More serious than what the key players told Woodward or one of his sources about their misgivings about the war—and, in fairness, who wouldn’t have misgivings about the outcome of something as complex as the war in Afghanistan?—were the official dissents about the evolving Afghan strategy filed by Karl Eikenberry, the U.S. ambassador to Afghanistan. Those dissents carried special weight as Eikenberry had served two tours in Afghanistan as a senior military officer, including as commanding general in 2006: he could hardly be considered a critic of the Pentagon, and he had also spent three years living in Afghanistan. In the first of two stinging cables that he filed to Clinton in November 2009, Eikenberry described Karzai as “not an adequate strategic partner” and raised serious questions about the abilities of the Afghan army and police to grow in size and efficacy. In his next cable, Eikenberry poured considerable cold water on McChrystal’s counterinsurgency plan, which he pointed out was not matched by a similar effort on the civilian side, and would cost a great deal, while it had scant chance of success if the Taliban continued to have a safe haven in Pakistan. Instead of sending a sizable new contingent of American soldiers, Eikenberry made the anodyne recommendation to appoint a “panel of civilian and military experts to examine the Afghanistan-Pakistan strategy.”
According to both articles, here's the talley of civilian leaders in the Adminstration opposed to the surge in Afghanistan: Vice-President Biden, Afghan Ambassador Eickenberry, John Brennan (Obama's anti-terrorism advisor), Lt. Gen. Lute (Obama's NSC Afghanistan advisor), and master diplomat Richard Holbrooke.
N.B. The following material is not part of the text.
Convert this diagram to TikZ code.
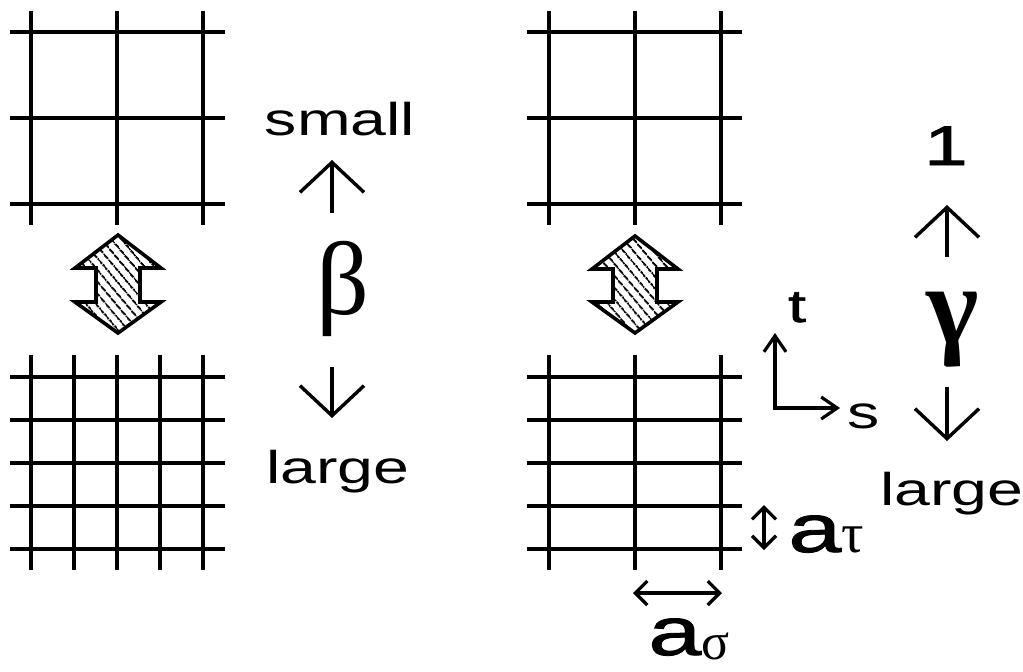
\documentclass[tikz,border=0pt]{standalone}
\usepackage{fontspec}
\setmainfont{Liberation Sans}
\newfontfamily\greekfont{Liberation Serif}
\newfontfamily\heavyfont[FakeBold=1.2]{Liberation Sans}
\usetikzlibrary{arrows.meta,patterns.meta}
\newcommand\stretchtxt[1]{\scalebox{1.4}[1]{#1}}
\tikzset{
  gridline/.style={line width=2.3pt},
  swapbox/.style={line width=1.8pt, pattern={Lines[angle=-50,distance=4pt,line width=1.1pt]}},
  bigtip/.style={line width=1.7pt, -{Straight Barb[length=15pt,width=32pt]}},
  axtip/.style={line width=1.6pt, {Straight Barb[length=8pt,width=11pt]}-{Straight Barb[length=8pt,width=11pt]}},
  sizetip/.style={line width=1.6pt, {Straight Barb[length=6pt,width=12pt]}-{Straight Barb[length=6pt,width=12pt]}},
  lbl/.style={font=\fontsize{23}{23}\selectfont, inner sep=0pt, anchor=base},
  greeklbl/.style={font=\greekfont\fontsize{52}{52}\selectfont, inner sep=0pt, anchor=base},
  spacing/.style={font=\heavyfont\fontsize{34}{34}\selectfont, inner sep=0pt, anchor=base west}
}
\begin{document}
\begin{tikzpicture}[x=0.5pt, y=-0.5pt]
    \useasboundingbox (0,0) rectangle (1023,671);

    \draw[gridline] (31,11) -- (31,225) (117,11) -- (117,225) (203,11) -- (203,225);
    \draw[gridline] (10,32) -- (225,32) (10,118) -- (225,118) (10,204) -- (225,204);

    \draw[gridline] (31,355) -- (31,570) (74,355) -- (74,570) (117,355) -- (117,570)
        (160,355) -- (160,570) (203,355) -- (203,570);
    \draw[gridline] (10,377) -- (225,377) (10,420) -- (225,420) (10,463) -- (225,463)
        (10,506) -- (225,506) (10,549) -- (225,549);

    \draw[gridline] (549,11) -- (549,225) (635,11) -- (635,225) (721,11) -- (721,225);
    \draw[gridline] (527,32) -- (742,32) (527,118) -- (742,118) (527,204) -- (742,204);

    \draw[gridline] (549,355) -- (549,570) (635,355) -- (635,570) (721,355) -- (721,570);
    \draw[gridline] (527,377) -- (742,377) (527,420) -- (742,420) (527,463) -- (742,463)
        (527,506) -- (742,506) (527,549) -- (742,549);

    \draw[swapbox] (118,235) -- ++(43,33) -- ++(-21,0) -- ++(0,34) -- ++(21,0) -- ++(-43,31)
        -- ++(-43,-31) -- ++(21,0) -- ++(0,-34) -- ++(-21,0) -- cycle;
    \draw[swapbox] (635,236) -- ++(43,33) -- ++(-21,0) -- ++(0,33) -- ++(21,0) -- ++(-43,31)
        -- ++(-43,-31) -- ++(21,0) -- ++(0,-33) -- ++(-21,0) -- cycle;

    \node[lbl] (small) at (340,135) {\stretchtxt{small}};
    \node[lbl] (blarge) at (338,483) {\stretchtxt{large}};
    \node[greeklbl] (beta) at (343,314) {β};
    \coordinate (bupfoot) at (332,213);
    \coordinate (buptip) at (332,160);
    \coordinate (bdownfoot) at (332,367);
    \coordinate (bdowntip) at (332,418);
    \draw[bigtip] (bupfoot) -- (buptip);
    \draw[bigtip] (bdownfoot) -- (bdowntip);

    \node[lbl, font=\heavyfont\fontsize{28}{28}\selectfont] (one) at (946,165) {\stretchtxt{1}};
    \node[lbl] (glarge) at (952,505) {\stretchtxt{large}};
    \node[greeklbl, font=\greekfont\bfseries\fontsize{56}{56}\selectfont] (gamma) at (953,343) {γ};
    \coordinate (gupfoot) at (947,257);
    \coordinate (guptip) at (947,205);
    \coordinate (gdownfoot) at (947,387);
    \coordinate (gdowntip) at (947,441);
    \draw[bigtip] (gupfoot) -- (guptip);
    \draw[bigtip] (gdownfoot) -- (gdowntip);

    \coordinate (origin) at (775,408);
    \coordinate (tend) at (775,333);
    \coordinate (send) at (840,408);
    \draw[axtip] (tend) -- (origin) -- (send);
    \node[lbl, font=\heavyfont\fontsize{23}{23}\selectfont] (tlbl) at (797,322) {\stretchtxt{t}};
    \node[lbl] (slbl) at (864,428) {\stretchtxt{s}};

    \coordinate (atop) at (764,505);
    \coordinate (abot) at (764,550);
    \draw[sizetip] (atop) -- (abot);
    \node[spacing] (atau) at (788,552) {\stretchtxt{a}{\greekfont\fontsize{28}{28}\selectfont τ}};

    \coordinate (aleft) at (633,593);
    \coordinate (aright) at (722,593);
    \draw[sizetip] (aleft) -- (aright);
    \node[spacing] (asigma) at (648,655) {\stretchtxt{a}\raisebox{-2pt}{\greekfont\fontsize{26}{26}\selectfont σ}};
\end{tikzpicture}
\end{document}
Who was in favor? Robert Gates and the Pentagon, according to those articles.  (And Hillary Clinton, according to one, though I'm a little skeptical on that, given that Holbrooke was Clinton's foreign policy advisor and probably would have been Secretary of State in a Hillary Clinton administration.)

Interesting. So, how's it going, Mr. President?  Funny, I thought you said we'd be seriously withdrawing in 2011?  Now it's 2014.  I didn't believe it when you said 2011, anyway, so I'm not surprised.  But one thing is true: this will give you more chances to get on your 'commander's jacket' and fly over there in Air Force One, which you like so much.  Especially now that you and your base are 'at odds' over things, and you might just prefer to be out of Washington.

I guess every 'great' President's got to have their war.  Herbert Hoover (and Presidents like him) never got a monument, because he didn't have a nice war to run.  And, God forbid, Jimmy Carter failed miserably because he didn't take on the Iranians.  But Washington (Revolutionary War), Lincoln (Civil War), Roosevelt (WWII), now they're the 'great' ones, because they presided over wars.  That's what gets a nice monument in Washington when you're dead.